The Timeless Modern
What do we mean when we use the word modern? Deely's writing on The Impact of Semiotics on Philosophy referns a lot to modern philosophy to contrast it sharply with a much more up to date view that exposes mistakes that were at the core of modern philosophy. Whatever it is exactly, and whether it has ended, it is curious that a word that indexically points to whatever is most up to date has become iconic (symbolic) for a particular moment in the history of philosophy. Since the linked article uses Wittgenstein to delimit the end of the modern period, a quote from him is fitting:
If we take eternity to mean not infinite temporal duration but timelessness, then eternal life belongs to those who live in the present.
— Ludwig Wittgenstein
Our collective hangover from the 19th and 20th centuries is deeply connected to the problems of modernity. Perhaps it is an inevitable developmental crisis of emergent rationality, and probably it is even more deeply tied to particular cultural movements to completely supress the id. Whatever the origins and what terms you might use to explain it, the basic mistake is one of interpretation. As we have seen in exploring Semiotic Realism, there is a mistake common in the idealist tradition to project the ideal of a final interpretation that never occurs directly in the unfolding of the real, physically and in experience.

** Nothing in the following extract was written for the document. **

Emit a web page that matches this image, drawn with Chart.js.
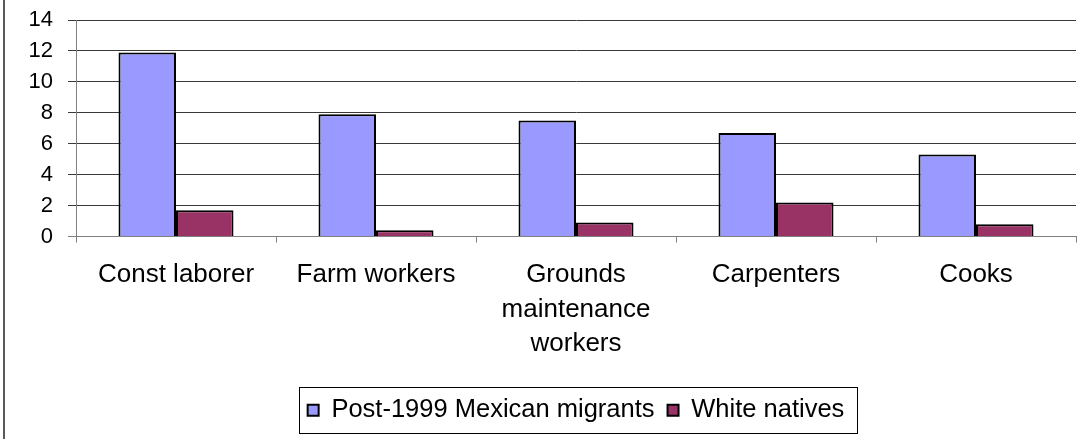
<!DOCTYPE html>
<html>
<head>
<meta charset="utf-8">
<script src="https://cdn.jsdelivr.net/npm/chart.js@4"></script>
<style>
  html, body { margin: 0; padding: 0; background: #fff; }
  #wrap { position: relative; width: 1081px; height: 439px; }
</style>
</head>
<body>
<div id="wrap"><canvas id="chart" width="1081" height="439"></canvas></div>
<script>
// Occupations (multi-line labels as in the original)
const categories = [
    'Const laborer',
    'Farm workers',
    ['Grounds', 'maintenance', 'workers'],
    'Carpenters',
    'Cooks'
];
const seriesNames = ['Post-1999 Mexican migrants', 'White natives'];
const mexicanMigrants = [11.9, 7.9, 7.5, 6.7, 5.3];
const whiteNatives = [1.7, 0.4, 0.9, 2.2, 0.8];
const yTicks = [0, 2, 4, 6, 8, 10, 12, 14];

const FONT = '"Liberation Sans", Arial, sans-serif';

// left frame line + box around the legend
const framePlugin = {
    id: 'frame',
    beforeDraw(chart) {
        const ctx = chart.ctx;
        ctx.save();
        ctx.fillStyle = '#fff';
        ctx.fillRect(0, 0, chart.width, chart.height);
        ctx.strokeStyle = '#222';
        ctx.lineWidth = 1.5;
        ctx.beginPath();
        ctx.moveTo(4, 0);
        ctx.lineTo(4, chart.height);
        ctx.stroke();
        ctx.restore();
    },
    afterDraw(chart) {
        const lg = chart.legend;
        if (!lg || !lg.legendHitBoxes.length) return;
        const hb = lg.legendHitBoxes;
        const first = hb[0], last = hb[hb.length - 1];
        const left = first.left - 9;
        const right = last.left + last.width + 12;
        const cy = first.top + first.height / 2;
        const ctx = chart.ctx;
        ctx.save();
        ctx.strokeStyle = '#000';
        ctx.lineWidth = 1;
        ctx.strokeRect(Math.round(left) + 0.5, Math.round(cy - 23) + 0.5, Math.round(right - left), 46);
        ctx.restore();
    }
};

const data = {
    labels: categories,
    datasets: [
        {
            label: seriesNames[0],
            data: mexicanMigrants,
            backgroundColor: '#9999FF',
            borderColor: '#000',
            borderWidth: 2,
            categoryPercentage: 0.575,
            barPercentage: 1
        },
        {
            label: seriesNames[1],
            data: whiteNatives,
            backgroundColor: '#993366',
            borderColor: '#000',
            borderWidth: 2,
            categoryPercentage: 0.575,
            barPercentage: 1
        }
    ]
};

const config = {
    type: 'bar',
    data: data,
    plugins: [framePlugin],
    options: {
        responsive: false,
        animation: false,
        layout: {
            padding: { top: 20, right: 5, left: 0, bottom: 6 }
        },
        plugins: {
            tooltip: { enabled: false },
            legend: {
                position: 'bottom',
                fullSize: false,
                labels: {
                    color: '#000',
                    boxWidth: 11,
                    boxHeight: 11,
                    padding: 13,
                    font: { family: FONT, size: 25.5 }
                }
            }
        },
        scales: {
            x: {
                grid: {
                    offset: true,
                    drawOnChartArea: false,
                    drawTicks: true,
                    tickLength: 6,
                    color: '#808080'
                },
                border: { display: true, color: '#808080', width: 1 },
                ticks: {
                    color: '#000',
                    padding: 15,
                    maxRotation: 0,
                    autoSkip: false,
                    font: { family: FONT, size: 26, lineHeight: 1.33 }
                },
                afterFit(scale) { scale.height = 148; }
            },
            y: {
                min: 0,
                max: 14,
                afterBuildTicks(scale) {
                    scale.ticks = yTicks.map(v => ({ value: v }));
                },
                grid: {
                    color: ctx => (ctx.tick && ctx.tick.value === 0) ? '#808080' : '#3a3a3a',
                    tickLength: 8,
                    lineWidth: 1
                },
                border: { display: true, color: '#808080', width: 1 },
                ticks: {
                    color: '#000',
                    padding: 15,
                    font: { family: FONT, size: 22 }
                },
                afterFit(scale) {
                    scale.width = 76;
                    scale.paddingTop = 0;
                    scale.paddingBottom = 0;
                }
            }
        }
    }
};

new Chart(document.getElementById('chart').getContext('2d'), config);
</script>
</body>
</html>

The positivism that resulted from the remarkable, if limited, success of the rational program of scientific discovery and resulting engineering successes led rational man to assume that this program would be ultimately successful and soon. Now that mechanical minds have been built and we have begun to intellectually explore what that means for: 1) Understanding cognition and how rational thought might emerge from it, 2) Showing just how much computational work is involved in simulating anything real be it physical systems or even more critically biological systems and intelligent organisms, and 3) Our conceptions of who we are and the role of objectivity and rationality in the structure of reality. One important early result is that all of it is a lot harder that the early enthusiasm might suggest, but that's a good thing for those of us who like the idea of an open future.